Kashin, head of the Centre for Comprehensive European and International Studies at Moscow’s Higher School of Economics, said that compared to cruise missiles hypersonic weapons were more efficient at destroying underground storage sites. 

“A hypersonic missile can have higher penetration and destructive power due to its very high speed,” he said.  Like the much slower, often subsonic cruise missile, a hypersonic missile is manoeuvrable, making it harder to track and defend against.

‘Propaganda effect’

But some experts have said Russia might be exaggerating the abilities of its hypersonic arsenal. Military analyst Pavel Felgenhauer suggested that the use of the Kinzhal would change little on the ground in Ukraine.

“Fundamentally this does not change anything on the battlefield, but it gives a certain psychological and propaganda effect to scare everyone,” he told AFP. 

He said Russian forces could have used the advanced missiles also because they might be running out of other weapons. 

“The costs are too high,” he said. “No one expected such a long war.” 

Joseph Henrotin, defence strategy researcher and chief editor of DSI, a French military review, struck a similar note.

Taking to Twitter, he suggested that Russia might be running out of Iskander short-range ballistic missile systems or wanted to raise the stakes by deploying a nuclear-capable hypersonic missile in Ukraine.

Separately, Ukraine's defence ministry said late on Friday that it lost access to the Sea of Azov "temporarily" as invading Russian forces were tightening their grip around the Sea's major port of Mariupol.

"The occupiers have partially succeeded in the Donetsk operational district, temporarily depriving Ukraine of access to the Sea of Azov," Ukraine's defence ministry said in a statement.

The ministry did not specify in its statement whether Ukraine's forces have regained access to the Sea.

Russia said on Friday that its forces were "tightening the noose" around Mariupol, where an estimated 80 per cent of the city's homes had been damaged.

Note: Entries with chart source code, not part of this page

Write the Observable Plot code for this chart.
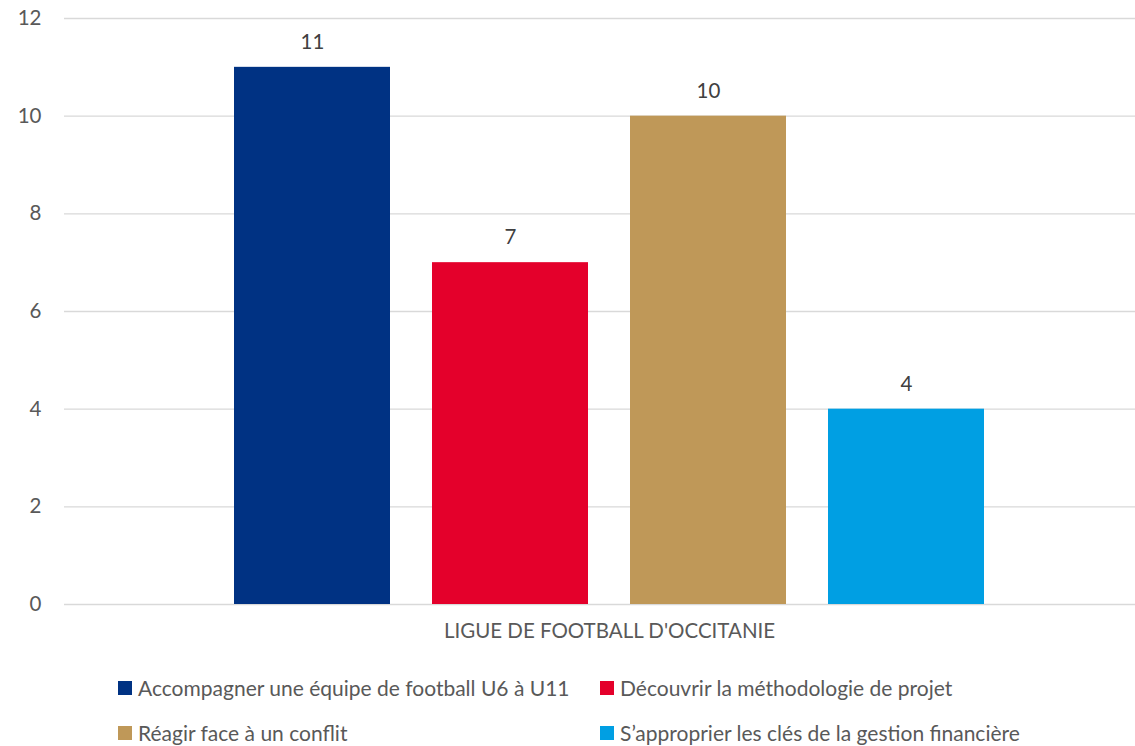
<!DOCTYPE html>
<html>
<head>
<meta charset="utf-8">
<script src="https://cdn.jsdelivr.net/npm/d3@7"></script>
<script src="https://cdn.jsdelivr.net/npm/@observablehq/plot@0.6"></script>
<style>
  html, body { margin: 0; padding: 0; background: #fff; overflow: hidden; }
  #wrap { position: relative; width: 1135px; height: 746px; font-family: Lato, "Open Sans", sans-serif; color: #595959; }
  #legend { position: absolute; left: 0; top: 0; width: 1135px; }
  .item { position: absolute; display: flex; align-items: center; font-size: 21px; line-height: 24px; white-space: nowrap; }
  .sw { width: 14px; height: 14px; margin-right: 6px; flex: none; }
</style>
</head>
<body>
<div id="wrap"><div id="chart"></div><div id="legend"></div></div>
<script>
const categories = [
  "Accompagner une équipe de football U6 à U11",
  "Découvrir la méthodologie de projet",
  "Réagir face à un conflit",
  "S’approprier les clés de la gestion financière"
];
const values = [11, 7, 10, 4];
const colors = ["#003283", "#E4002B", "#BF9858", "#009FE3"];
const groupLabel = "LIGUE DE FOOTBALL D'OCCITANIE";
const yTicks = [0, 2, 4, 6, 8, 10, 12];

const data = categories.map((c, i) => ({category: c, value: values[i]}));

const chart = Plot.plot({
  width: 1135,
  height: 660,
  marginTop: 18,
  marginBottom: 56,
  marginLeft: 64,
  marginRight: 0,
  style: {fontFamily: "Lato, 'Open Sans', sans-serif", fontSize: "20.5px", color: "#595959", background: "#fff"},
  x: {domain: categories, range: [192, 1026], padding: 0.212, axis: null},
  y: {domain: [0, 12], ticks: yTicks, label: null},
  color: {domain: categories, range: colors},
  marks: [
    Plot.ruleY(yTicks, {stroke: "#D9D9D9", strokeWidth: 1.3}),
    Plot.axisY({ticks: yTicks, tickSize: 0, tickPadding: 23, label: null, fontSize: 20.5, fill: "#595959"}),
    Plot.barY(data, {x: "category", y: "value", fill: "category"}),
    Plot.text(data, {x: "category", y: "value", text: d => String(d.value), dy: -25, fontSize: 20.5, fill: "#404040"}),
    Plot.text([groupLabel], {frameAnchor: "bottom", dx: 9.5, dy: 33, fontSize: 20.5, fill: "#595959"})
  ]
});
document.getElementById("chart").appendChild(chart);

const legend = document.getElementById("legend");
const pos = [[118, 688], [600, 688], [118, 733], [600, 733]];
categories.forEach((c, i) => {
  const it = document.createElement("div");
  it.className = "item";
  it.style.left = pos[i][0] + "px";
  it.style.top = (pos[i][1] - 12) + "px";
  it.style.height = "24px";
  const sw = document.createElement("span");
  sw.className = "sw";
  sw.style.background = colors[i];
  const tx = document.createElement("span");
  tx.textContent = c;
  it.appendChild(sw); it.appendChild(tx);
  legend.appendChild(it);
});
</script>
</body>
</html>
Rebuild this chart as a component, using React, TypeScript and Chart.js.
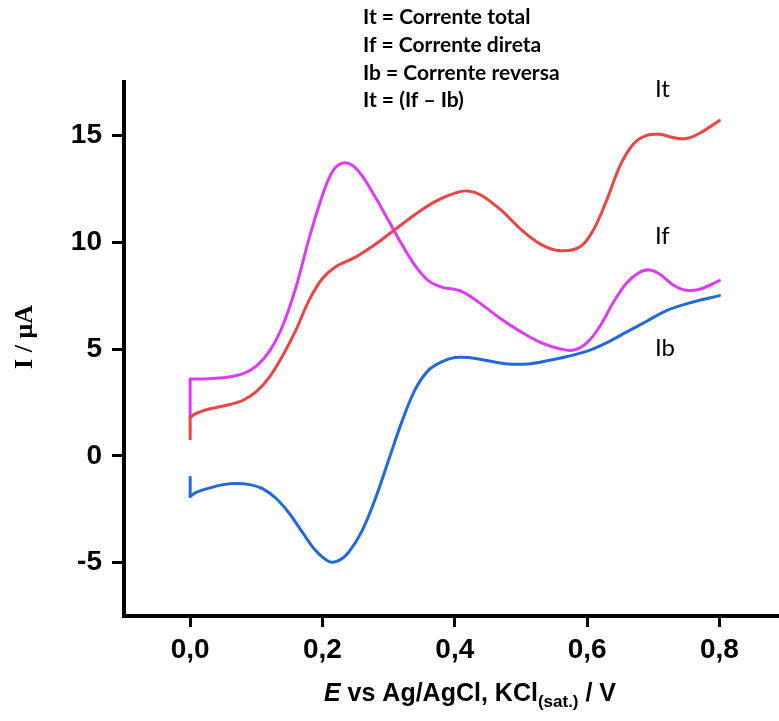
import React, { useEffect, useRef } from "react";
import { Chart, registerables } from "chart.js";

Chart.register(...registerables);

const itX = [0, 0, 0.01, 0.03, 0.06, 0.08, 0.1, 0.12, 0.14, 0.16, 0.18, 0.2, 0.22, 0.25, 0.28, 0.31, 0.34, 0.37, 0.4, 0.42, 0.44, 0.47, 0.5, 0.53, 0.56, 0.59, 0.61, 0.63, 0.65, 0.67, 0.69, 0.71, 0.73, 0.75, 0.77, 0.8];
const itY = [0.8, 1.8, 2.0, 2.2, 2.4, 2.6, 3.0, 3.7, 4.7, 5.9, 7.3, 8.3, 8.85, 9.3, 9.9, 10.6, 11.3, 11.9, 12.3, 12.4, 12.2, 11.5, 10.6, 9.9, 9.6, 9.8, 10.6, 12.0, 13.6, 14.6, 15.0, 15.05, 14.9, 14.85, 15.1, 15.7];

const ifX = [0, 0, 0.02, 0.05, 0.08, 0.1, 0.12, 0.14, 0.16, 0.18, 0.2, 0.215, 0.23, 0.245, 0.26, 0.28, 0.3, 0.32, 0.34, 0.36, 0.38, 0.41, 0.44, 0.47, 0.5, 0.53, 0.56, 0.58, 0.6, 0.62, 0.64, 0.66, 0.68, 0.695, 0.71, 0.73, 0.75, 0.77, 0.8];
const ifY = [1.8, 3.6, 3.6, 3.65, 3.85, 4.2, 4.9, 6.1, 7.9, 10.2, 12.2, 13.3, 13.7, 13.6, 13.1, 12.1, 11.0, 9.9, 8.9, 8.2, 7.9, 7.7, 7.1, 6.4, 5.8, 5.3, 5.0, 4.95, 5.3, 6.1, 7.2, 8.1, 8.6, 8.7, 8.5, 8.0, 7.75, 7.8, 8.2];

const ibX = [0, 0, 0.01, 0.03, 0.05, 0.07, 0.09, 0.11, 0.13, 0.15, 0.17, 0.19, 0.21, 0.225, 0.24, 0.26, 0.28, 0.3, 0.32, 0.34, 0.36, 0.38, 0.4, 0.42, 0.45, 0.48, 0.51, 0.54, 0.57, 0.6, 0.63, 0.66, 0.69, 0.72, 0.76, 0.8];
const ibY = [-1.0, -1.9, -1.7, -1.5, -1.35, -1.3, -1.35, -1.55, -2.0, -2.7, -3.6, -4.45, -4.95, -4.9, -4.5, -3.5, -2.0, -0.2, 1.6, 3.1, 4.0, 4.4, 4.6, 4.6, 4.45, 4.3, 4.3, 4.45, 4.65, 4.9, 5.3, 5.8, 6.3, 6.8, 7.2, 7.5];

const xTicks = [0, 0.2, 0.4, 0.6, 0.8];
const yTicks = [-5, 0, 5, 10, 15];

const legendLines = ["It = Corrente total", "If = Corrente direta", "Ib = Corrente reversa", "It = (If \u2013 Ib)"];
const seriesLabels = ["It", "If", "Ib"];

const pts = (xs: number[], ys: number[]) => xs.map((x, i) => ({ x, y: ys[i] }));

const SANS = "'Liberation Sans', Arial, sans-serif";

const textPlugin = {
  id: "texts",
  afterDraw(chart: any) {
    const ctx = chart.ctx;
    ctx.save();
    ctx.fillStyle = "#000";
    // legend block
    ctx.font = "bold 21px Lato, 'Open Sans', sans-serif";
    ctx.textBaseline = "middle";
    ctx.textAlign = "left";
    const ly = [17, 45, 73, 100];
    legendLines.forEach((t, i) => ctx.fillText(t, 363, ly[i]));
    // series labels
    ctx.font = "24px Lato, 'Open Sans', sans-serif";
    const sl = [[655, 89], [655, 236], [655, 348]];
    seriesLabels.forEach((t, i) => ctx.fillText(t, sl[i][0], sl[i][1]));
    // x axis title
    ctx.textBaseline = "alphabetic";
    const base = 701;
    const parts: [string, string, number][] = [
      ["E", `italic bold 25px ${SANS}`, 0],
      [" vs Ag/AgCl, KCl", `bold 25px ${SANS}`, 0],
      ["(sat.)", `bold 17px ${SANS}`, 6],
      [" / V", `bold 25px ${SANS}`, 0],
    ];
    let total = 0;
    parts.forEach(([t, f]) => { ctx.font = f; total += ctx.measureText(t).width; });
    let x = 470 - total / 2;
    parts.forEach(([t, f, dy]) => {
      ctx.font = f;
      ctx.fillText(t, x, base + dy);
      x += ctx.measureText(t).width;
    });
    // y axis title
    ctx.textBaseline = "middle";
    ctx.translate(25, 337);
    ctx.rotate(-Math.PI / 2);
    ctx.textAlign = "center";
    ctx.font = "bold 26px 'Liberation Serif', 'Times New Roman', serif";
    ctx.fillText("I / \u03bcA", 0, 0);
    ctx.restore();
  },
};

export default function App() {
  const ref = useRef<HTMLCanvasElement>(null);
  useEffect(() => {
    const canvas = ref.current!;
    const tickFont = { family: SANS, size: 28, weight: "bold" as const };
    const line = (label: string, xs: number[], ys: number[], color: string, tension: number) => ({
      label, data: pts(xs, ys), borderColor: color, showLine: true, pointRadius: 0, borderWidth: 3, tension,
      borderCapStyle: "round" as const, borderJoinStyle: "round" as const,
    });
    // initial potential-step segment (first two points) drawn straight, rest smoothed
    const series: [string, number[], number[], string][] = [
      ["It", itX, itY, "#ef4444"],
      ["If", ifX, ifY, "#dd3cf7"],
      ["Ib", ibX, ibY, "#2169dc"],
    ];
    const datasets: any[] = [];
    series.forEach(([l, xs, ys, c]) => {
      datasets.push(line(l + " step", xs.slice(0, 2), ys.slice(0, 2), c, 0));
      datasets.push(line(l, xs.slice(1), ys.slice(1), c, 0.35));
    });
    const chart = new Chart(canvas, {
      type: "scatter",
      data: { datasets },
      options: {
        animation: false,
        responsive: false,
        layout: { padding: { top: 82, left: 0, right: 0, bottom: 0 } },
        plugins: { legend: { display: false }, tooltip: { enabled: false } },
        scales: {
          x: {
            type: "linear",
            min: -0.1,
            max: 0.89,
            afterBuildTicks: (s: any) => { s.ticks = xTicks.map((v) => ({ value: v })); },
            afterFit: (s: any) => { s.height = 105; },
            ticks: { font: tickFont, color: "#000", padding: 6, callback: (v: any) => Number(v).toFixed(1).replace(".", ",") },
            grid: { drawOnChartArea: false, drawTicks: true, tickLength: 11, lineWidth: 3, color: "#000" },
            border: { display: true, width: 4, color: "#000" },
          },
          y: {
            type: "linear",
            min: -7.5,
            max: 17.5,
            afterBuildTicks: (s: any) => { s.ticks = yTicks.map((v) => ({ value: v })); },
            afterFit: (s: any) => { s.width = 124; },
            ticks: { font: tickFont, color: "#000", padding: 10, callback: (v: any) => String(v) },
            grid: { drawOnChartArea: false, drawTicks: true, tickLength: 12, lineWidth: 3, color: "#000" },
            border: { display: true, width: 4, color: "#000" },
          },
        },
      },
      plugins: [textPlugin],
    });
    return () => chart.destroy();
  }, []);
  return (
    <div style={{ position: "fixed", left: 0, top: 0, width: 779, height: 721, background: "#fff" }}>
      <canvas ref={ref} width={779} height={721} style={{ width: 779, height: 721 }} />
    </div>
  );
}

Mariupol, with its strategic location on the coast of the Sea of Azov, has been a target since the start of the war on Feb 24.

The city lies on the route between the Russian-occupied peninsula of Crimea to the west, and the Donetsk region to the east, which is partially controlled by pro-Russian separatists.

Russia claimed as early as March 1 that its forces had cut off the Ukrainian military from the Sea of Azov.

The Ukrainian military also imposed a 38-hour curfew in the southern city of Zaporizhzhia, starting at 1400 GMT (10pm Singapore time) on Saturday and ending early on Monday, deputy mayor Anatoliy Kurtiev said.

"Do not go outside at this time!" he said in an online post.

The regional capital has become an important point of transit for some of the 35,000 people estimated to have fled the besieged Mariupol city in the south-east.